When I talk about Ellen Ripley as quite possibly the greatest female action hero ever, one of the reason I think she is so great is because the fact she is a female is irrelevant. When I re-watched Aliens in preparation for a (different) panel at CONvergence, I was taken by the fact that Ripley’s gender was never a topic of conversation.
Not a single person ever treats Ripley differently because she is a woman.
I’m not saying that a strong female protagonist gender can’t be But try to think of another action film with a woman in the lead where her gender is not central to the plot.

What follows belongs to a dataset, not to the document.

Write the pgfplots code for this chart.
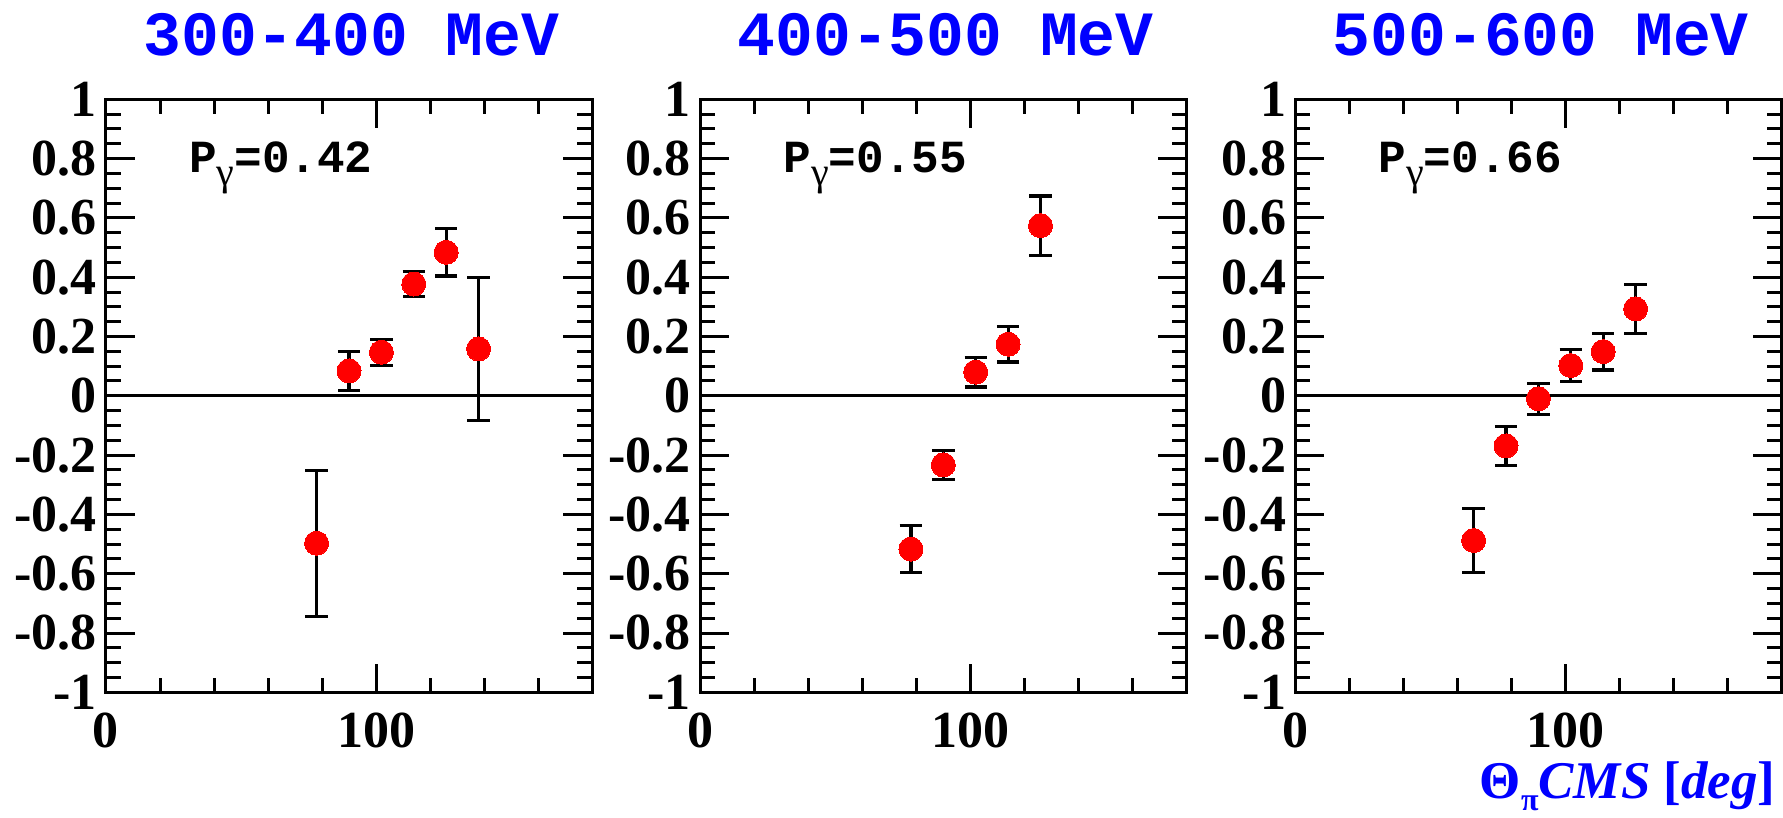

The feminism that I believe in says that women (and men) shouldn’t be forced into gender roles. If a woman wants to be a homemaker, there is nothing wrong with that. She shouldn’t feel like she must be a homemaker.
So in order for a film to be feminist, it needs to allow the characters to occupy roles they want to occupy rather than roles they are forced to occupy because of their gender. The film also needs to feature women in important roles.
Love interest is not an important role.
So Jackie Brown qualifies as a feminist film to me because Jackie is making decisions for herself and those decisions are not driven by what is expected of her gender.
Does that make Quentin Tarantino a feminist filmmaker? I don’t think so because I don’t think his goal is to make feminist films. He’s not afraid of feminism but he’s got a different agenda as a filmmaker.
Whatever his intent, though, I think he ended up making at least one feminist film because he wasn’t afraid to make a movie with a genuinely strong woman as a protagonist.